What is more, it is Mary who not merely suggests to her son, but in effect orders him, to replenish the wine. She behaves quite as if she were the hostess. "And when they wanted wine, the mother of Jesus saith unto him, They have no wine. Jesus saith unto her, Woman, what have I to do with thee? mine hour is not yet come." (John 2:3-4) But Mary, thoroughly unperturbed, ignores her son's protest. "His mother saith unto the servants, Whatsoever he saith unto you, do it." (5) And the servants promptly comply—quite as if they were accustomed to receiving orders from both Mary and Jesus.

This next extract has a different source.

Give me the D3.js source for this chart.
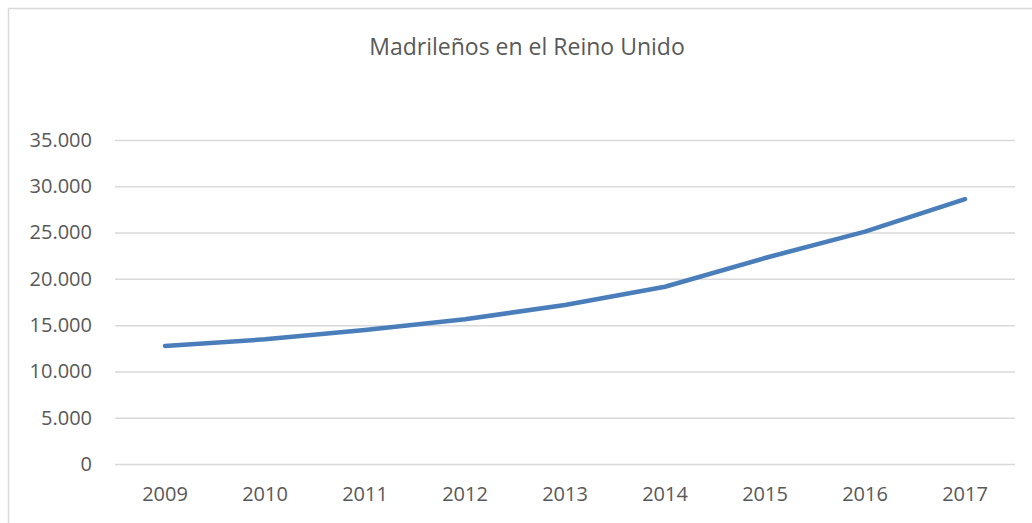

Despite Jesus' ostensible attempt to disown her, Mary prevails; and Jesus thereupon performs his first major miracle, the transmutation of water into wine. So far as the Gospels are concerned, he has not hitherto displayed his powers, and there is no reason for Mary to assume he even possesses them. But even if there were, why should such unique and holy gifts be employed for so banal a purpose? Why should Mary make such a request of her son? More important still, why should two "guests" at a wedding take on themselves the responsibility of catering—a responsibility that, by custom, should be reserved for the host? Unless, of course, the wedding at Cana is Jesus' own wedding. In that case it would indeed be his responsibility to replenish the wine.
There is further evidence that the wedding at Cana is in fact Jesus' own. Immediately after the miracle has been performed the "governor of the feast”—a kind of major-domo or master of ceremonies—tastes the newly produced wine. "The governor of the feast called the bridegroom, And saith unto him, Every man at the beginning doth set forth good wine; and when men have well drunk, then that which is worse: but thou hast kept the good wine until now." (John 2:9-10. Our italics. [My colors.]) These words would clearly seem to be addressed to Jesus. According to the Gospel, however, they are addressed to the "bridegroom." An obvious conclusion is that Jesus and the "bridegroom" are one and the same.